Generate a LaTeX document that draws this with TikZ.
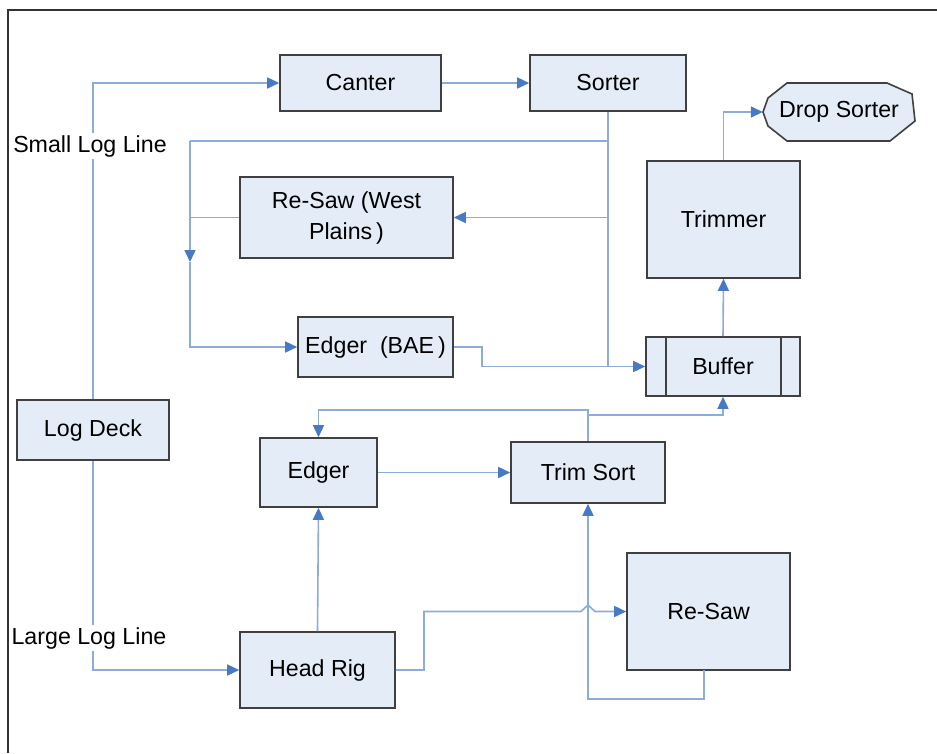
\documentclass[tikz,border=0pt]{standalone}
\usepackage{fontspec}
\setmainfont{Liberation Sans}
\usetikzlibrary{arrows.meta}
\definecolor{boxfill}{RGB}{228,236,247}
\definecolor{boxline}{RGB}{64,64,64}
\definecolor{conn}{RGB}{140,172,218}
\definecolor{tipc}{RGB}{72,122,196}
\tikzset{
  x=1pt, y=-1pt,
  pbox/.style={draw=boxline, line width=1.6pt, fill=boxfill, inner sep=0pt, align=center,
    font=\fontsize{23.2}{31}\selectfont},
  cline/.style={draw=conn, line width=1.6pt},
  carr/.style={cline, -{Triangle[length=12pt,width=11pt,color=tipc]}},
  lbl/.style={fill=white, inner sep=2pt, font=\fontsize{23.2}{28}\selectfont},
}
\begin{document}
\begin{tikzpicture}
\useasboundingbox (0,0) rectangle (937,753);
\fill[white] (0,0) rectangle (937,753);
% frame
\draw[line width=1.6pt, color=black!80] (8,753) -- (8,10) -- (937,10);

% nodes
\node[pbox, minimum width=161pt, minimum height=56pt] (canter) at (360.5,83) {Canter};
\node[pbox, minimum width=156pt, minimum height=56pt] (sorter) at (608,83) {Sorter};
\draw[boxline, line width=1.6pt, fill=boxfill]
  (787,83) -- (887,83) -- (912,94) -- (915,121) -- (890,141) -- (787,141)
  -- (768,126) -- (763,112) -- (768,98) -- cycle;
\node[inner sep=0pt, minimum width=152pt, minimum height=58pt,
  font=\fontsize{23.2}{28}\selectfont] (ds) at (839,112) {Drop Sorter};
\node[pbox, minimum width=153pt, minimum height=117pt] (trimmer) at (723.5,219.5) {Trimmer};
\node[pbox, minimum width=213pt, minimum height=81pt] (resawwp) at (346.5,217.5) {Re-Saw (West\\Plains\,)};
\node[pbox, minimum width=155pt, minimum height=60pt] (edgerbae) at (375.5,347) {Edger~~(BAE\,)};
\node[pbox, minimum width=154pt, minimum height=59pt] (buffer) at (723,366.5) {Buffer};
\draw[boxline, line width=1.6pt] (666,337) -- (666,396) (781,337) -- (781,396);
\node[pbox, minimum width=152pt, minimum height=60pt] (logdeck) at (93,430) {Log Deck};
\node[pbox, minimum width=117pt, minimum height=69pt] (edger) at (318.5,472.5) {Edger};
\node[pbox, minimum width=154pt, minimum height=61pt] (trimsort) at (588,472.5) {Trim Sort};
\node[pbox, minimum width=163pt, minimum height=117pt] (resaw) at (708.5,611.5) {Re-Saw};
\node[pbox, minimum width=155pt, minimum height=76pt] (headrig) at (317.5,670) {Head Rig};

% coordinates
\coordinate (jb) at (608,366.5);
\coordinate (s1) at (608,141);
\coordinate (l1) at (190,141);
\coordinate (lm) at (190,262);
\coordinate (s2) at (608,217.5);
\coordinate (l2) at (190,217.5);
\coordinate (e1) at (482,347);
\coordinate (e2) at (482,366.5);
\coordinate (t1) at (588,410);
\coordinate (t2) at (588,415);
\coordinate (h1) at (424,670);
\coordinate (h2) at (424,611.5);
\coordinate (b1) at (581,611.5);
\coordinate (b2) at (588,605);
\coordinate (b3) at (595,611.5);
\coordinate (r1) at (704,670);
\coordinate (r2) at (704,699);
\coordinate (r3) at (588,699);

% connectors
\draw[carr] (logdeck.north) |- (canter.west);
\draw[carr] (logdeck.south) |- (headrig.west);
\draw[carr] (canter.east) -- (sorter.west);
\draw[cline] (sorter.south) -- (jb);
\draw[cline] (s1) -- (l1);
\draw[carr] (l1) -- (lm);
\draw[carr] (lm) |- (edgerbae.west);
\draw[cline] (resawwp.west) -- (l2);
\draw[carr] (s2) -- (resawwp.east);
\draw[cline] (edgerbae.east) -- (e1) -- (e2) -- (jb);
\draw[carr] (jb) -- (buffer.west);
\draw[carr] (trimmer.north) |- (ds.west);
\draw[carr] (buffer.north) -- (trimmer.south);
\draw[carr] (trimsort.north) -- (t1) -| (edger.north);
\draw[carr] (t2) -| (buffer.south);
\draw[carr] (edger.east) -- (trimsort.west);
\draw[carr] (headrig.north) -- (edger.south);
\draw[carr] (headrig.east) -- (h1) -- (h2) -- (b1) -- (b2) -- (b3) -- (resaw.west);
\draw[carr] (r1) -- (r2) -- (r3) -- (trimsort.south);

% labels
\node[lbl] (sll) at (90,146) {Small Log Line};
\node[lbl] (lll) at (89,638) {Large Log Line};
\end{tikzpicture}
\end{document}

================================

TASK OBJECTIVE:
Return the material line for line, from its beginning to the line that contains "(8,10) -- (937,10);", with the pictures left out.

WRITTEN RESPONSE:
Generate a LaTeX document that draws this with TikZ.
\documentclass[tikz,border=0pt]{standalone}
\usepackage{fontspec}
\setmainfont{Liberation Sans}
\usetikzlibrary{arrows.meta}
\definecolor{boxfill}{RGB}{228,236,247}
\definecolor{boxline}{RGB}{64,64,64}
\definecolor{conn}{RGB}{140,172,218}
\definecolor{tipc}{RGB}{72,122,196}
\tikzset{
  x=1pt, y=-1pt,
  pbox/.style={draw=boxline, line width=1.6pt, fill=boxfill, inner sep=0pt, align=center,
    font=\fontsize{23.2}{31}\selectfont},
  cline/.style={draw=conn, line width=1.6pt},
  carr/.style={cline, -{Triangle[length=12pt,width=11pt,color=tipc]}},
  lbl/.style={fill=white, inner sep=2pt, font=\fontsize{23.2}{28}\selectfont},
}
\begin{document}
\begin{tikzpicture}
\useasboundingbox (0,0) rectangle (937,753);
\fill[white] (0,0) rectangle (937,753);
% frame
\draw[line width=1.6pt, color=black!80] (8,753) -- (8,10) -- (937,10);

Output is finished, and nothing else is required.